PASTORAL CARE AS PUBLIC THEOLOGY: A CONVERSATION WITH TIM KELLER

Why the church being the church is a gift to society.

by Timothy Keller with James K.A. Smith                                                         August 17th, 2017

 Redeemer Presbyterian Church in Manhattan might be famous for its recently retired preacher, Tim Keller; and many Comment readers will know Redeemer as the home base for Kuyperian endeavours like the Center for Faith and Work. But in a recent conversation, Dr. Keller and Comment editor in chief James K.A. Smith discussed how the nitty-gritty work of pastoral care and church discipline is fundamental to the church’s witness in a globalized world. Here’s the first part of that conversation. The rest can be found in Comment’s upcoming Fall 2017 issue, A Church for the World.

James K.A. Smith: In our Fall 2017 issue we’re considering the church as a crucial aspect of what we call “social architecture.” To use a helpful distinction from Abraham Kuyper, we believe that the church as “institute”—the people of God gathered around Word and sacrament—plays a role in the common good and in the public good. It’s not just the church as an “organism” —the “sent” church—that has a public role to play. That’s why the health of the church is actually important for society. What do you think about that formulation? Is there anything about it that makes you nervous?

Tim Keller: No.

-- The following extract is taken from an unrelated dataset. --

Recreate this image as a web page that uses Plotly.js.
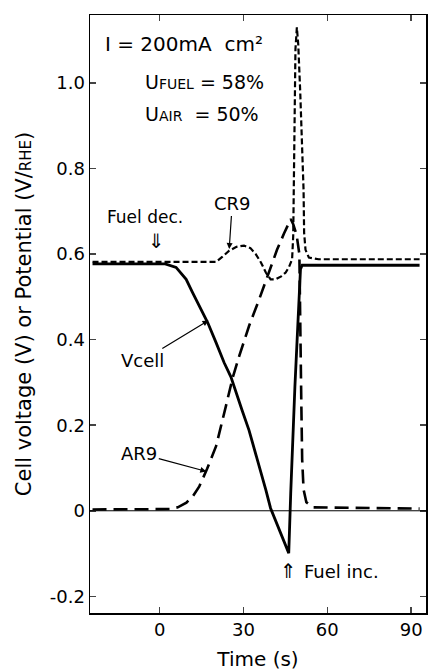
<!DOCTYPE html>
<html>
<head>
<meta charset="utf-8">
<script src="https://cdn.plot.ly/plotly-3.0.1.min.js"></script>
<style>html,body{margin:0;padding:0;background:#fff;}#chart{width:429px;height:671px;}</style>
</head>
<body>
<div id="chart"></div>
<script>
// ---- data (time in s, potential in V) ----
const vcellTime = [-24, -10, 0, 2, 5.9, 9.5, 11.8, 14.8, 17.2, 20.2, 23.1, 25.5, 27.3, 29.5, 32, 35, 38, 39.7, 42.5, 46.2, 46.9, 47.6, 48.4, 49.2, 49.9, 50.4, 51, 60, 93];
const vcellVolt = [0.577, 0.577, 0.577, 0.577, 0.569, 0.541, 0.51, 0.471, 0.44, 0.393, 0.346, 0.313, 0.276, 0.235, 0.188, 0.12, 0.049, 0.006, -0.04, -0.099, 0.04, 0.17, 0.29, 0.4, 0.5, 0.565, 0.574, 0.574, 0.574];

const cr9Time = [-24, 0, 15, 20.2, 22.5, 24.9, 27.5, 30.2, 32.5, 34.4, 36.3, 38, 39.7, 41.5, 43.5, 45.1, 46.3, 47.4, 47.8, 48.0, 48.2, 48.6, 49.1, 49.6, 50.3, 51.0, 51.5, 51.7, 52.2, 53.4, 56.9, 93];
const cr9Volt = [0.582, 0.582, 0.582, 0.582, 0.594, 0.608, 0.617, 0.62, 0.614, 0.6, 0.58, 0.557, 0.541, 0.541, 0.548, 0.557, 0.57, 0.588, 0.643, 0.78, 0.96, 1.08, 1.13, 1.09, 0.98, 0.85, 0.75, 0.65, 0.61, 0.592, 0.588, 0.588];

const ar9Time = [-24, 0, 3.6, 6.5, 9.6, 12, 14.2, 17, 20.2, 23.7, 26.1, 28.5, 32, 35.6, 39.1, 42, 44.5, 46.9, 47.8, 49, 50, 50.4, 50.7, 51, 51.5, 52.5, 55, 93];
const ar9Volt = [0.003, 0.003, 0.004, 0.008, 0.019, 0.035, 0.057, 0.098, 0.151, 0.244, 0.31, 0.362, 0.432, 0.494, 0.557, 0.61, 0.648, 0.682, 0.67, 0.645, 0.6, 0.45, 0.25, 0.12, 0.05, 0.02, 0.008, 0.005];

const xTicks = [0, 30, 60, 90];
const yTicks = [-0.2, 0, 0.2, 0.4, 0.6, 0.8, 1.0];
const yTickText = ["-0.2", "0", "0.2", "0.4", "0.6", "0.8", "1.0"];

const FONT = "DejaVu Sans";

const traces = [
  {x: vcellTime, y: vcellVolt, name: "Vcell", mode: "lines", line: {color: "#000", width: 2.8}},
  {x: cr9Time, y: cr9Volt, name: "CR9", mode: "lines", line: {color: "#000", width: 2.2, dash: "6px,3px"}},
  {x: ar9Time, y: ar9Volt, name: "AR9", mode: "lines", line: {color: "#000", width: 2.6, dash: "14px,7px"}}
];

const small = (s, sz) => "<span style='font-size:" + sz + "px'>" + s + "</span>";

const layout = {
  width: 429, height: 671,
  margin: {l: 90, r: 1, t: 15, b: 58},
  paper_bgcolor: "#fff", plot_bgcolor: "#fff",
  showlegend: false,
  font: {family: FONT, size: 17, color: "#000"},
  xaxis: {
    range: [-24.9, 95.3], tickvals: xTicks, ticks: "inside", ticklen: 6, tickwidth: 1.5,
    showline: true, linewidth: 1.5, linecolor: "#000", mirror: "ticks", showgrid: false, zeroline: false,
    tickfont: {family: FONT, size: 18},
    title: {text: "Time (s)", font: {family: FONT, size: 20}}
  },
  yaxis: {
    range: [-0.239, 1.159], tickvals: yTicks, ticktext: yTickText, ticks: "inside", ticklen: 6, tickwidth: 1.5,
    showline: true, linewidth: 1.5, linecolor: "#000", mirror: "ticks", showgrid: false, zeroline: false,
    tickfont: {family: FONT, size: 18},
    automargin: true,
    title: {text: "Cell voltage (V) or Potential (V/" + small("RHE", 15) + ")", font: {family: FONT, size: 21}, standoff: 12}
  },
  shapes: [
    {type: "line", xref: "paper", x0: 0, x1: 1, yref: "y", y0: 0, y1: 0, line: {color: "#000", width: 1}}
  ],
  annotations: [
    {x: -20.3, y: 1.092, xanchor: "left", text: "I = 200mA  cm²", showarrow: false, font: {size: 20}},
    {x: -6.0, y: 1.003, xanchor: "left", text: "U" + small("FUEL", 14) + " = 58%", showarrow: false, font: {size: 19}},
    {x: -6.0, y: 0.928, xanchor: "left", text: "U" + small("AIR", 14) + "  = 50%", showarrow: false, font: {size: 19}},
    {x: 24.9, y: 0.612, ax: 3, ay: -45, text: "CR9", showarrow: true, arrowhead: 2, arrowsize: 1, arrowwidth: 1.2, arrowcolor: "#000", font: {size: 18}},
    {x: -19.6, y: 0.687, xanchor: "left", text: "Fuel dec.", showarrow: false, font: {size: 17}},
    {x: -1.1, y: 0.63, text: "⇓", showarrow: false, font: {size: 20}},
    {x: 17.5, y: 0.445, ax: -66, ay: 40, text: "Vcell", showarrow: true, arrowhead: 2, arrowsize: 1, arrowwidth: 1.2, arrowcolor: "#000", font: {size: 18}},
    {x: 16.7, y: 0.092, ax: -67, ay: -18, text: "AR9", showarrow: true, arrowhead: 2, arrowsize: 1, arrowwidth: 1.2, arrowcolor: "#000", font: {size: 18}},
    {x: 46.2, y: -0.141, text: "⇑", showarrow: false, font: {size: 20}},
    {x: 50.9, y: -0.141, xanchor: "left", text: "Fuel inc.", showarrow: false, font: {size: 18}}
  ]
};

Plotly.newPlot("chart", traces, layout, {displayModeBar: false, staticPlot: true});
</script>
</body>
</html>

There’s a place where Lesslie Newbigin says there’s a name for cells in the body that only reproduce and don’t do anything else for the rest of the body: “cancer.” If the church is an alternate world, if it’s supposed to be what human life would look like under the lordship of Christ, if it’s supposed to be a counterculture, it should be filled with people who are reaching out and who are repairing other people and repairing neighbourhoods and so forth.

The danger would be saying that the purpose of the church is to serve the world. Actually it’s not; it’s to serve the Lord. But it will serve the world if it’s serving the Lord.

It certainly would seem that, automatically, if the church is the church, it helps the world. It has to. But the danger would be saying that the purpose of the church is to serve the world. Actually it’s not; it’s to serve the Lord. But it will serve the world if it’s serving the Lord.

JS: That reminds me of Stanley Hauerwas’s concern about turning the church into a chaplain for the state. You’re saying that if the church is serving the Lord, and if it is forming disciples who are seeking God’s glory, by virtue of our vocation there’s going to be a spillover effect that should contribute to a wider good.

TK: Yeah. There’s a place in Calvin’s Institutes where he says, “You may not think you owe your neighbour anything, but because of the image of God in your neighbour, you do. Because you see God in your neighbour, because your neighbour’s made in the image of God.” He even goes so far, I think, to say, “Don’t look at your neighbour and say, ‘What does my neighbour deserve from me?’ Say, ‘What does God deserve from me?’ and then when you see the image of God in him there he is.”

He says that on the “creation” level, so to speak. At the level of redemption, you have a man, Jesus Christ, who died for you and poured himself out for you while you were an enemy. Your neighbour is probably not even your enemy, he’s just not a Christian. Calvin essentially says you owe your neighbour a great deal. You owe him help; you owe this person the sacrifice of service. You are not neutral.